Since my last prototypes of surface manipulation on my machine knit samples, I dove in with a large machine knit piece of wool.
I used a 1-ply acrylic (blue) to sew the stitches. I used stitch counters on either end. This helps the thread to not pull through, once it’s pulled to tension. It also helps me keep track of where threads are.
It took quite a bit of time to put all of the stitches in place. It was the perfect activity for late night movies, zoom faculty meetings, phone calls with friends, etc. I find it comforting to be able to do something that is not as mentally intense as other aspects of Luciferins. In addition, it’s great to have not only something to do with my hands during other lowbar activities (ie faculty meetings), but making progress with my studio practice at the same time. Plus, it keeps me focus on what is being said. The stitches pattern was an upside down “U” followed by a right side up “U”, alternating the direction of the stitch each time and spreading them out between rows, so that no stitches lined up perfectly together.

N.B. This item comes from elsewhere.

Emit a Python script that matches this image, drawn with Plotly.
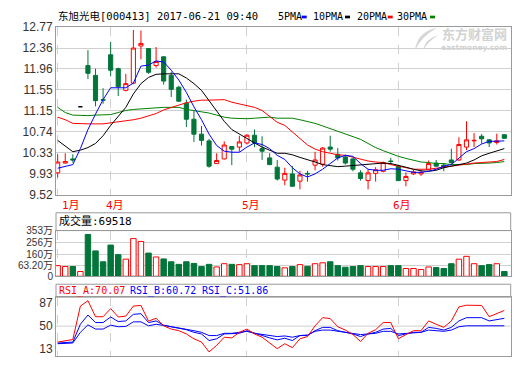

Once all the stitches were in place over the entire structure, I went back and pulled each stitch tight, placing another stitch marker on the (no longer open end) thread, securing it with a knot. By the end of this step, I had a nice knitted log.
I dropped it in a pillow case, then dropped it in my foot pedaled washing machine-Yirego Drumi- that I love! It’s perfect for felting larger pieces. Especially for me, an apartment dweller without a personal washing machine. Given all the surface manipulation and stitch markers, I prefer felting in a washing machine versus rolling or rubbing the piece. It’s just not feasible.
It felted up quite nice. I let it sit a bit longer in the hot water. I also added flecks of my olive oil soap. I think in all, I had 3 changes of water with about 5-10 minutes of agitation each time. I wanted to make sure that the folds also felted, not just the top of the folds.
I let it dry with the stitches and stitch counters in for several days (Being that it is early June, the heat wasn’t on). I also did not want to put this in a dryer and risk more felting/shrinkage. I placed some fans on it to speed up the process a bit.
Afterwards, I pulled out a few stitches to see the result of the surface design. I was quite pleased with the textures and ridges.
As I was pulling the stitches out, I realized that not having a resist in the center, provided me a few issues. While most of it felted nicely, not felting to the other side, a few areas nearly felted entirely together. Yikes. I had thought this might be an issue. Yet, with an issue, one can only work through it. In my case, it required me to pull apart the sides and the stitching. At first I thought I might loose the stitches or even not be able to fully pull the sides apart. But the good thing with wool is that it’s quite durable and strong. It took several sessions of *really* pulling the sides apart, that I was able to free up the sides. It also gave the surface design more room to breath and softened the fabric.
I’m really loving the surface design that resulted. It’s given such an interesting texture to the fabric.
My plan is to then cut up this material and to sew it together to create these weird forms. Straight tubes are rather dull. Yet, I can more these more natural looking formations with bulges and growths. I’m going to continue doing surface manipulations in this style on other machine knit pieces of fabric. The current piece I’m working stitches into is very loooooong. Much longer than this piece. I’m finding it rather bulky to work with. Note to self: machine knit a bit shorter pieces in the future.
Yet, the next piece I felt, I will use a resist that I put in place before I pull the stitches tight and secure them. This should keep it from felting together and let the pulling apart be by choice (not necessity).
I’m super eager to cut these up and to sew together a final form. I created a super rough prototype a few weeks ago, in a fit of frustration. I cut up previous surface manipulation tests (ie failures) and sewed them together quite quickly. I cut hard lines into the fabric, which I’m not inclined to do in the final pieces as it results in too hard of a geometry. But, the image below serves as a general example with these old prototypes. It never hurts to keep unsuccessful prototypes, as you never know how they could serve you well in the future.
Otherwise, it’s back to stitching and machine knitting for me. I want to have a good amount of material ready to work with, before I start creating (ie sewing) the final format of the fiber structures for Luciferins. I’ll be doing some paper prototypes first before I cut this material.